Rows from a dataset of charts and code:
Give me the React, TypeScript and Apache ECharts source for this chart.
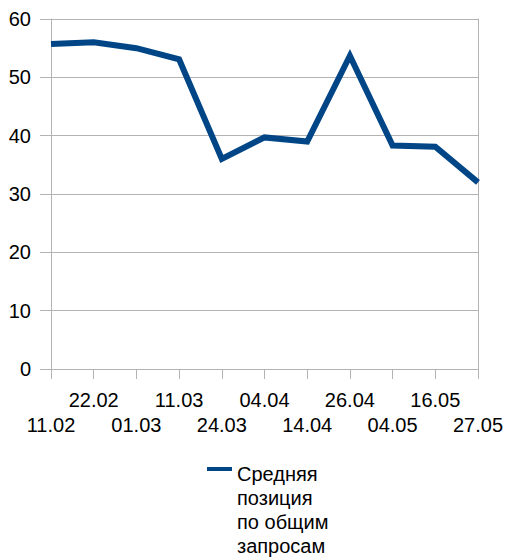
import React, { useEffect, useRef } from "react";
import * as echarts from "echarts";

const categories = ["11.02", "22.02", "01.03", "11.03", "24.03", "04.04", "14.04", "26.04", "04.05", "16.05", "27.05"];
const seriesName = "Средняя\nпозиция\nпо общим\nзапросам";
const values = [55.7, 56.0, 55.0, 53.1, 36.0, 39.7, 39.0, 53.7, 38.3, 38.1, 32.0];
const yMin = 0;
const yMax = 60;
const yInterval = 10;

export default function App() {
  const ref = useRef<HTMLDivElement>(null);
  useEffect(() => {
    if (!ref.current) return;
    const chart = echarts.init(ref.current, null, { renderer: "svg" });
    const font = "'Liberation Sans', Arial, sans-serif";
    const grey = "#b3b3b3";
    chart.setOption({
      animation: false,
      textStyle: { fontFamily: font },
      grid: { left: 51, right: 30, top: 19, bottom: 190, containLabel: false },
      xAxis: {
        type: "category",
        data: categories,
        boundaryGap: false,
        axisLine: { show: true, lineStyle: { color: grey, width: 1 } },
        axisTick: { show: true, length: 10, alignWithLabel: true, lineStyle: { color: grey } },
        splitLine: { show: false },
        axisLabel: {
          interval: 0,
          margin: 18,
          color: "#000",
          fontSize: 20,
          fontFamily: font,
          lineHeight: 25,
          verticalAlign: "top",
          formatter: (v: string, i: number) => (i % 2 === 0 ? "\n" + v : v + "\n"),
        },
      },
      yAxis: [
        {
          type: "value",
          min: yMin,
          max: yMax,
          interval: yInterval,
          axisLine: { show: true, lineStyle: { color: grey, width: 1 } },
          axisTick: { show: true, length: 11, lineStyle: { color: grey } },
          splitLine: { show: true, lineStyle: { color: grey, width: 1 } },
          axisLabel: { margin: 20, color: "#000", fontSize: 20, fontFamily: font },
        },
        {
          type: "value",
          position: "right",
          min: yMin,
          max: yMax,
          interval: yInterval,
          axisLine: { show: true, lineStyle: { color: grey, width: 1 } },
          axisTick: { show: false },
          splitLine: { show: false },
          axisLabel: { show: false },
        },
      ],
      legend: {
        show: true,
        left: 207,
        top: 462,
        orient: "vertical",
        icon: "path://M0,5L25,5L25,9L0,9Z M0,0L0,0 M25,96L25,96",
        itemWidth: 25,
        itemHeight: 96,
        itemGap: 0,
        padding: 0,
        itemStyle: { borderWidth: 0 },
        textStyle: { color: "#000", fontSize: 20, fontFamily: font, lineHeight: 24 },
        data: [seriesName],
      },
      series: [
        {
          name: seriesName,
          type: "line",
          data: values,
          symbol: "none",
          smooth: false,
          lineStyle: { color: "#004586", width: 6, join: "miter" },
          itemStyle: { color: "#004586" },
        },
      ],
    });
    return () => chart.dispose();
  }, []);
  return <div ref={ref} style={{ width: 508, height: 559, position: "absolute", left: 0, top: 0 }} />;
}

...

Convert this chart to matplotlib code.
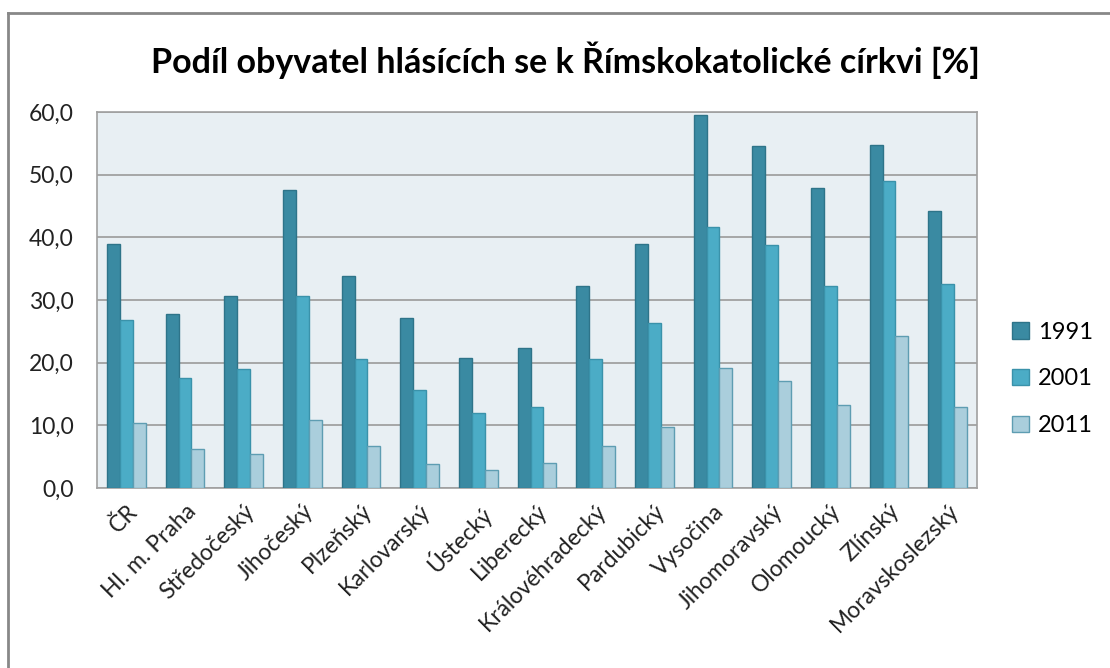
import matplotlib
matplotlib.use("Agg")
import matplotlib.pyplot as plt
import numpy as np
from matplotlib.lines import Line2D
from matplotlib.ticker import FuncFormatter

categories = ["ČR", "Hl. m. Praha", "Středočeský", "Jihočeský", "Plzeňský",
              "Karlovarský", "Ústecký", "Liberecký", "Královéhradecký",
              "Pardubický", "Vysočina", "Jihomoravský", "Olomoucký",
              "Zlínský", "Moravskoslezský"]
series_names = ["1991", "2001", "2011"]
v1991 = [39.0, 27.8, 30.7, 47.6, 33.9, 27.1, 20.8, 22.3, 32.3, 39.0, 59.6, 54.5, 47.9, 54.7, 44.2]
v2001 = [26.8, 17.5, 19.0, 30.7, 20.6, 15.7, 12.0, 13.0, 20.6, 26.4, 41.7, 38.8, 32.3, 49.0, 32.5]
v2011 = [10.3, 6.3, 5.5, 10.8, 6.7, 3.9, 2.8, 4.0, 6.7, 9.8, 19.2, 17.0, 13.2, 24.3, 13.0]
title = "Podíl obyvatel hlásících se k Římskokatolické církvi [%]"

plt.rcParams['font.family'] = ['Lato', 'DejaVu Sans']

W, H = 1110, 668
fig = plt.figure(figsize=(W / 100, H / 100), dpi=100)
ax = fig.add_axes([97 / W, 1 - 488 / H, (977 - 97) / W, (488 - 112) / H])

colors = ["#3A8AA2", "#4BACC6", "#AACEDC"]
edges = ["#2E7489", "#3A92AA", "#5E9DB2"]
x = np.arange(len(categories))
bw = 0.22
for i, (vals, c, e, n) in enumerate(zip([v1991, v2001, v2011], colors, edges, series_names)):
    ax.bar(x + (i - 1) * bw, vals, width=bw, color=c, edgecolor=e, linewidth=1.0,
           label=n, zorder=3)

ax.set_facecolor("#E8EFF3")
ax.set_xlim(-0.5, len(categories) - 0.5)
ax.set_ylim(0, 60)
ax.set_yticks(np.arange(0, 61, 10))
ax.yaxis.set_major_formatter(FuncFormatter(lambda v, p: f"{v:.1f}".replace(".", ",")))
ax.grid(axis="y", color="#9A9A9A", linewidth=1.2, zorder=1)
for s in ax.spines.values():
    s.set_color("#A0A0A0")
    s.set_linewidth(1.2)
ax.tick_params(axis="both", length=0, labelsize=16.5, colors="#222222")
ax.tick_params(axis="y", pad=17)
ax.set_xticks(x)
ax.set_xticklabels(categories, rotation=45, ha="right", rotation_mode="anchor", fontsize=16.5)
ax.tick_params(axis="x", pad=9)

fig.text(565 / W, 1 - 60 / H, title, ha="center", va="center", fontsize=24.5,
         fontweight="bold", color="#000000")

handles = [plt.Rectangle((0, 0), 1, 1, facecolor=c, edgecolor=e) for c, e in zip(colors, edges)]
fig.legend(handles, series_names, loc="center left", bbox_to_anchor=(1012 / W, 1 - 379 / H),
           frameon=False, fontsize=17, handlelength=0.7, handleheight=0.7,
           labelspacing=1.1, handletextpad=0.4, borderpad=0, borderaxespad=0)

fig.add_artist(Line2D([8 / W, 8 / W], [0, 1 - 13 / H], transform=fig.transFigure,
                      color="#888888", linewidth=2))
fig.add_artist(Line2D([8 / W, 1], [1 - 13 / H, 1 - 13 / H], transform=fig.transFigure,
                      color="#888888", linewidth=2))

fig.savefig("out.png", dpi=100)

● Exercise details
What's needed is an exact copy of the records above from the line containing "Convert this chart to matplotlib code." down to the line containing "from matplotlib.ticker import FuncFormatter", both included, without any pictures.

● Response to the exercise
Convert this chart to matplotlib code.
import matplotlib
matplotlib.use("Agg")
import matplotlib.pyplot as plt
import numpy as np
from matplotlib.lines import Line2D
from matplotlib.ticker import FuncFormatter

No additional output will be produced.